Welcome to OStack Knowledge Sharing Community for programmer and developer-Open, Learning and Share
Welcome To Ask or Share your Answers For Others

Categories

0 votes
441 views
in Technique[技术] by (71.8m points)

language agnostic - Why do regex engines allow / automatically attempt matching at the end of the input string?

Note:
* Python is used to illustrate behaviors, but this question is language-agnostic.
* For the purpose of this discussion, assume single-line input only, because the presence of newlines (multi-line input) introduces variations in behavior of $ and . that are incidental to the questions at hand.

Most regex engines:

  • accept a regex that explicitly tries to match an expression after the end of the input string[1].
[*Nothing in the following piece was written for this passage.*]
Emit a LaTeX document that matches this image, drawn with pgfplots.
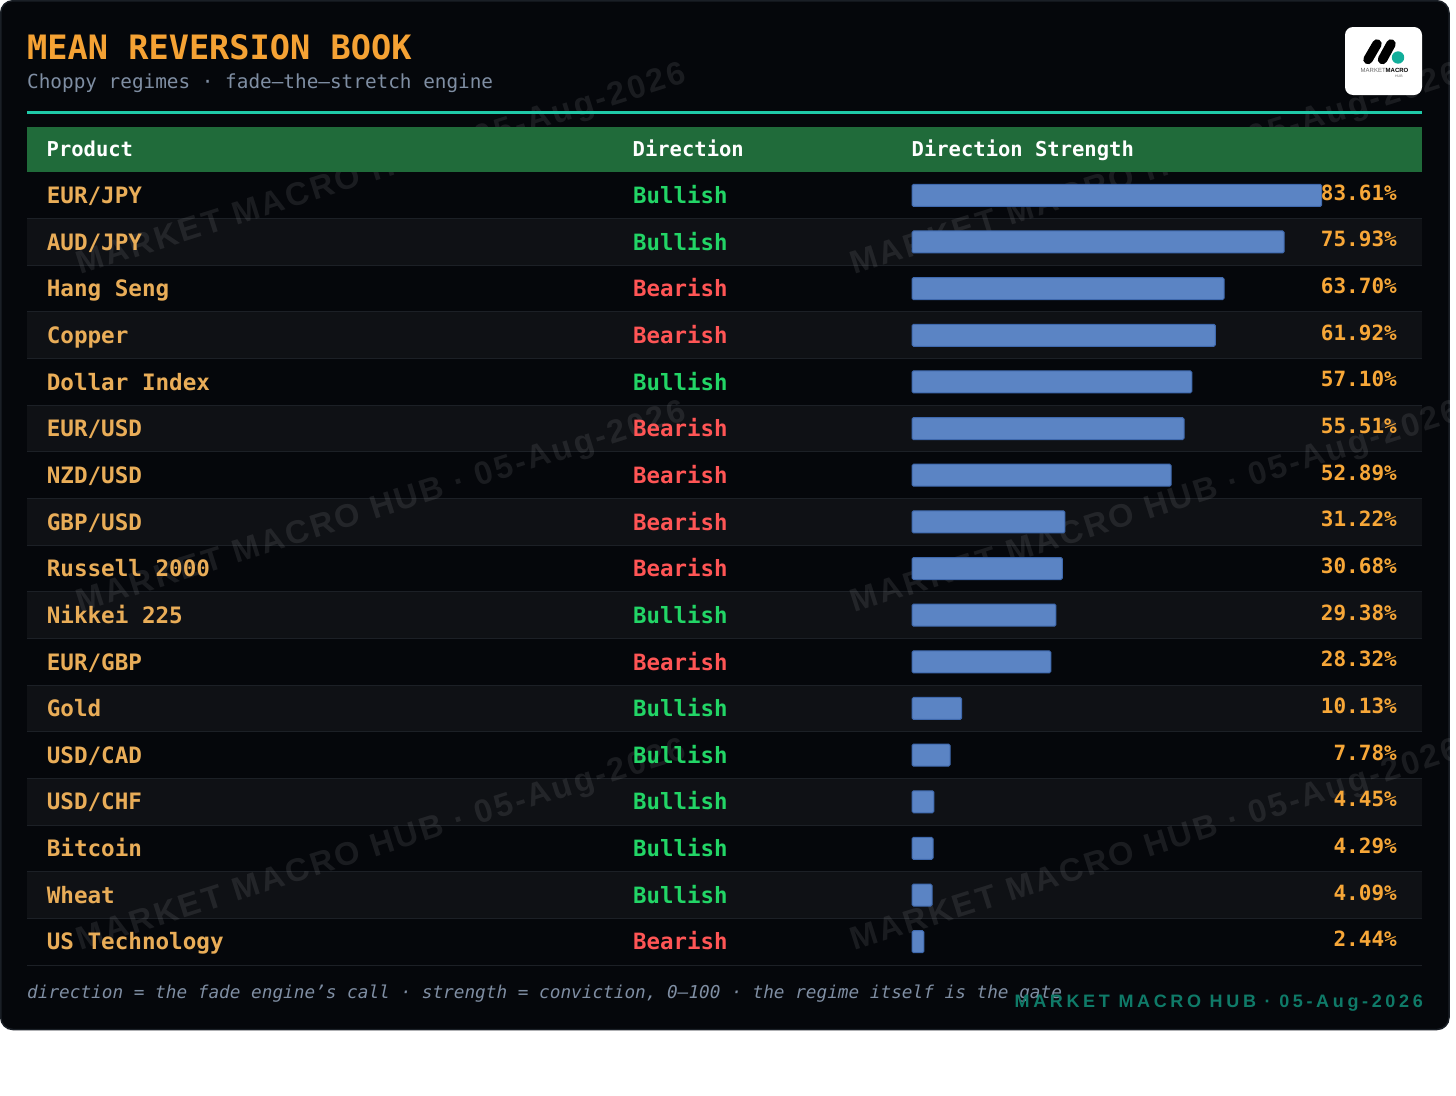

    $ python -c "import re; print(re.findall('$.*', 'a'))"
    [''] # !! Matched the hypothetical empty string after the end of 'a'
    
  • when finding / replacing globally, i.e., when looking for all non-overlapping matches of a given regex, and having reached the end of the string, unexpectedly try to match again[2], as explained in this answer to a related question:

    $ python -c "import re; print(re.findall('.*$', 'a'))"
    ['a', ''] # !! Matched both the full input AND the hypothetical empty string
    

Perhaps needless to say, such match attempts succeed only if the regex in question matches the empty string (and the regex by default / is configured to report zero-length matches).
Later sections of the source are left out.